━━━ DATA EXCERPT

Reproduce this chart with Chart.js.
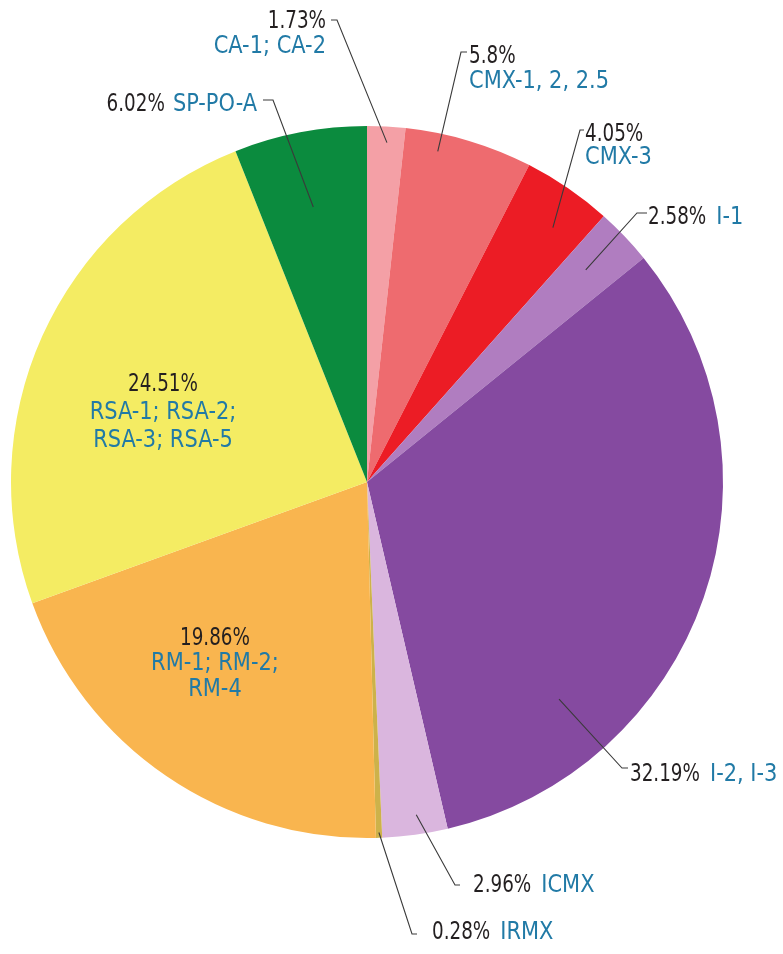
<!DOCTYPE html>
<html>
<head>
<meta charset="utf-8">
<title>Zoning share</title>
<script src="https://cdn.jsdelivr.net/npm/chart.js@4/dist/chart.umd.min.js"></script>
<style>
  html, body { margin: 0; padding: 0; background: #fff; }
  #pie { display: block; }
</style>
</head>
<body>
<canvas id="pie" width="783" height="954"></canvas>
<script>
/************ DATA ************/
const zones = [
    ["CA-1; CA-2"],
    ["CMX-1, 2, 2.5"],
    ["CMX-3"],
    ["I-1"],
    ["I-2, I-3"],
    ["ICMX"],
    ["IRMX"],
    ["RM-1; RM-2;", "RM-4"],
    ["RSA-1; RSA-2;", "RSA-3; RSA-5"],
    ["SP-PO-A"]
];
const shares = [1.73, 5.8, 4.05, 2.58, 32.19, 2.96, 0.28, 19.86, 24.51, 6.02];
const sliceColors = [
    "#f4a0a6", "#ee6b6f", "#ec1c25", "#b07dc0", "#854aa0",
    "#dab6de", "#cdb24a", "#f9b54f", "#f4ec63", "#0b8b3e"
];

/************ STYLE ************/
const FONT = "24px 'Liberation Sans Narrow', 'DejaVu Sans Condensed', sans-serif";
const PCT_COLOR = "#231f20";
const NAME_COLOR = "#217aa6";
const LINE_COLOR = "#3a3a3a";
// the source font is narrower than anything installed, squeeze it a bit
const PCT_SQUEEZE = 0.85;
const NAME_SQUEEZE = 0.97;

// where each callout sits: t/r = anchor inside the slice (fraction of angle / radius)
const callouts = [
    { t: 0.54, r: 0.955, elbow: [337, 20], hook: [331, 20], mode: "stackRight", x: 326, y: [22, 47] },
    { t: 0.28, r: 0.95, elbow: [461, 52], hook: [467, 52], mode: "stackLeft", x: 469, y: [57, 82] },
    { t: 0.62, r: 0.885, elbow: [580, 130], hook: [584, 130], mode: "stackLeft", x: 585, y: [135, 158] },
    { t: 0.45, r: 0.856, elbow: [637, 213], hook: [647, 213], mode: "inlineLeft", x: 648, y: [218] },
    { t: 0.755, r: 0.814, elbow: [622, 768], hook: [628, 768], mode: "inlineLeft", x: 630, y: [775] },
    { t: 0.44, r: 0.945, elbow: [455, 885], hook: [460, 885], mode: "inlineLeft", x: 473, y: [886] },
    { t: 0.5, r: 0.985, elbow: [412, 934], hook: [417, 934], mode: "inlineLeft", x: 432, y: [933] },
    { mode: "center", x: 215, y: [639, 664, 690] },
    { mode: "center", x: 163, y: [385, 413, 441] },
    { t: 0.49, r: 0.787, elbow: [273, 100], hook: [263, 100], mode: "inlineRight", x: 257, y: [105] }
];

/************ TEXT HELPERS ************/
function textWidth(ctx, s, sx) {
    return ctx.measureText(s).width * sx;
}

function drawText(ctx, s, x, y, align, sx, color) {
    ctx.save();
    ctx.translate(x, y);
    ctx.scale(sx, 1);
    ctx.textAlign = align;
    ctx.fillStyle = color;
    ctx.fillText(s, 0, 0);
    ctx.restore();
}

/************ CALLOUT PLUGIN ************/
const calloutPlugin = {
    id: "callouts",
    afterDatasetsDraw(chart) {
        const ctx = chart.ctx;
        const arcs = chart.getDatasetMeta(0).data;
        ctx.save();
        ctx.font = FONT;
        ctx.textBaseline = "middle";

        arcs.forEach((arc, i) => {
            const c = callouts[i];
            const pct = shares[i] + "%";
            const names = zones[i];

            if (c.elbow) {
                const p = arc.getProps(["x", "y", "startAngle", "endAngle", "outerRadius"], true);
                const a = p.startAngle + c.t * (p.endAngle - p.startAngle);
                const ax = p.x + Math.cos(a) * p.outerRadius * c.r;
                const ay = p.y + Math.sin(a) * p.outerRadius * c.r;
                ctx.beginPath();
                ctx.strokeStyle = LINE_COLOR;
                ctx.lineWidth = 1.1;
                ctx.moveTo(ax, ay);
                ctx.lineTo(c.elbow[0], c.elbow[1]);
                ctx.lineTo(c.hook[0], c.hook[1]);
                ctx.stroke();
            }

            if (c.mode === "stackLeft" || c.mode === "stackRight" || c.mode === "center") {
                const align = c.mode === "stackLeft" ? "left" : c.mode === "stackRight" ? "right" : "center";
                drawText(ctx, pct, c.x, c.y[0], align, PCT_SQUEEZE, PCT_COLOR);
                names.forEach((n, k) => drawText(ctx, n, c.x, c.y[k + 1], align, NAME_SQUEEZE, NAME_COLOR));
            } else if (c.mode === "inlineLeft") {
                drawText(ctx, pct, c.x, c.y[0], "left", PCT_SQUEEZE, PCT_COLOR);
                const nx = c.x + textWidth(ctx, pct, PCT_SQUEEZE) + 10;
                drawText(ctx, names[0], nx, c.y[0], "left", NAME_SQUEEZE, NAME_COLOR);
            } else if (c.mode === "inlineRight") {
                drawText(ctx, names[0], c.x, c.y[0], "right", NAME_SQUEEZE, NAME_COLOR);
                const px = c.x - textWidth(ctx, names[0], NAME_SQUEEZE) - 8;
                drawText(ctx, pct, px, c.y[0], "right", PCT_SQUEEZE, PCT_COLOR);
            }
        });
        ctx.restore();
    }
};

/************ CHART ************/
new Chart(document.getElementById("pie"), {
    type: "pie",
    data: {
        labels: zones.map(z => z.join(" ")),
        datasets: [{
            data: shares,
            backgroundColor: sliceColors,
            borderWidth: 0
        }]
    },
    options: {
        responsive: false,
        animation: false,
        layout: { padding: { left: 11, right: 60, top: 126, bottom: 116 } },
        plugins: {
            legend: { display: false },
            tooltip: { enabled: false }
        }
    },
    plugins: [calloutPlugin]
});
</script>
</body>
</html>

━━━━━━

- [TASK BRIEF] Take the listing above and restate it word for word, without its pictures.

- [RESPONSE]
Reproduce this chart with Chart.js.
<!DOCTYPE html>
<html>
<head>
<meta charset="utf-8">
<title>Zoning share</title>
<script src="https://cdn.jsdelivr.net/npm/chart.js@4/dist/chart.umd.min.js"></script>
<style>
  html, body { margin: 0; padding: 0; background: #fff; }
  #pie { display: block; }
</style>
</head>
<body>
<canvas id="pie" width="783" height="954"></canvas>
<script>
/************ DATA ************/
const zones = [
    ["CA-1; CA-2"],
    ["CMX-1, 2, 2.5"],
    ["CMX-3"],
    ["I-1"],
    ["I-2, I-3"],
    ["ICMX"],
    ["IRMX"],
    ["RM-1; RM-2;", "RM-4"],
    ["RSA-1; RSA-2;", "RSA-3; RSA-5"],
    ["SP-PO-A"]
];
const shares = [1.73, 5.8, 4.05, 2.58, 32.19, 2.96, 0.28, 19.86, 24.51, 6.02];
const sliceColors = [
    "#f4a0a6", "#ee6b6f", "#ec1c25", "#b07dc0", "#854aa0",
    "#dab6de", "#cdb24a", "#f9b54f", "#f4ec63", "#0b8b3e"
];

/************ STYLE ************/
const FONT = "24px 'Liberation Sans Narrow', 'DejaVu Sans Condensed', sans-serif";
const PCT_COLOR = "#231f20";
const NAME_COLOR = "#217aa6";
const LINE_COLOR = "#3a3a3a";
// the source font is narrower than anything installed, squeeze it a bit
const PCT_SQUEEZE = 0.85;
const NAME_SQUEEZE = 0.97;

// where each callout sits: t/r = anchor inside the slice (fraction of angle / radius)
const callouts = [
    { t: 0.54, r: 0.955, elbow: [337, 20], hook: [331, 20], mode: "stackRight", x: 326, y: [22, 47] },
    { t: 0.28, r: 0.95, elbow: [461, 52], hook: [467, 52], mode: "stackLeft", x: 469, y: [57, 82] },
    { t: 0.62, r: 0.885, elbow: [580, 130], hook: [584, 130], mode: "stackLeft", x: 585, y: [135, 158] },
    { t: 0.45, r: 0.856, elbow: [637, 213], hook: [647, 213], mode: "inlineLeft", x: 648, y: [218] },
    { t: 0.755, r: 0.814, elbow: [622, 768], hook: [628, 768], mode: "inlineLeft", x: 630, y: [775] },
    { t: 0.44, r: 0.945, elbow: [455, 885], hook: [460, 885], mode: "inlineLeft", x: 473, y: [886] },
    { t: 0.5, r: 0.985, elbow: [412, 934], hook: [417, 934], mode: "inlineLeft", x: 432, y: [933] },
    { mode: "center", x: 215, y: [639, 664, 690] },
    { mode: "center", x: 163, y: [385, 413, 441] },
    { t: 0.49, r: 0.787, elbow: [273, 100], hook: [263, 100], mode: "inlineRight", x: 257, y: [105] }
];

/************ TEXT HELPERS ************/
function textWidth(ctx, s, sx) {
    return ctx.measureText(s).width * sx;
}

function drawText(ctx, s, x, y, align, sx, color) {
    ctx.save();
    ctx.translate(x, y);
    ctx.scale(sx, 1);
    ctx.textAlign = align;
    ctx.fillStyle = color;
    ctx.fillText(s, 0, 0);
    ctx.restore();
}

/************ CALLOUT PLUGIN ************/
const calloutPlugin = {
    id: "callouts",
    afterDatasetsDraw(chart) {
        const ctx = chart.ctx;
        const arcs = chart.getDatasetMeta(0).data;
        ctx.save();
        ctx.font = FONT;
        ctx.textBaseline = "middle";

        arcs.forEach((arc, i) => {
            const c = callouts[i];
            const pct = shares[i] + "%";
            const names = zones[i];

            if (c.elbow) {
                const p = arc.getProps(["x", "y", "startAngle", "endAngle", "outerRadius"], true);
                const a = p.startAngle + c.t * (p.endAngle - p.startAngle);
                const ax = p.x + Math.cos(a) * p.outerRadius * c.r;
                const ay = p.y + Math.sin(a) * p.outerRadius * c.r;
                ctx.beginPath();
                ctx.strokeStyle = LINE_COLOR;
                ctx.lineWidth = 1.1;
                ctx.moveTo(ax, ay);
                ctx.lineTo(c.elbow[0], c.elbow[1]);
                ctx.lineTo(c.hook[0], c.hook[1]);
                ctx.stroke();
            }

            if (c.mode === "stackLeft" || c.mode === "stackRight" || c.mode === "center") {
                const align = c.mode === "stackLeft" ? "left" : c.mode === "stackRight" ? "right" : "center";
                drawText(ctx, pct, c.x, c.y[0], align, PCT_SQUEEZE, PCT_COLOR);
                names.forEach((n, k) => drawText(ctx, n, c.x, c.y[k + 1], align, NAME_SQUEEZE, NAME_COLOR));
            } else if (c.mode === "inlineLeft") {
                drawText(ctx, pct, c.x, c.y[0], "left", PCT_SQUEEZE, PCT_COLOR);
                const nx = c.x + textWidth(ctx, pct, PCT_SQUEEZE) + 10;
                drawText(ctx, names[0], nx, c.y[0], "left", NAME_SQUEEZE, NAME_COLOR);
            } else if (c.mode === "inlineRight") {
                drawText(ctx, names[0], c.x, c.y[0], "right", NAME_SQUEEZE, NAME_COLOR);
                const px = c.x - textWidth(ctx, names[0], NAME_SQUEEZE) - 8;
                drawText(ctx, pct, px, c.y[0], "right", PCT_SQUEEZE, PCT_COLOR);
            }
        });
        ctx.restore();
    }
};

/************ CHART ************/
new Chart(document.getElementById("pie"), {
    type: "pie",
    data: {
        labels: zones.map(z => z.join(" ")),
        datasets: [{
            data: shares,
            backgroundColor: sliceColors,
            borderWidth: 0
        }]
    },
    options: {
        responsive: false,
        animation: false,
        layout: { padding: { left: 11, right: 60, top: 126, bottom: 116 } },
        plugins: {
            legend: { display: false },
            tooltip: { enabled: false }
        }
    },
    plugins: [calloutPlugin]
});
</script>
</body>
</html>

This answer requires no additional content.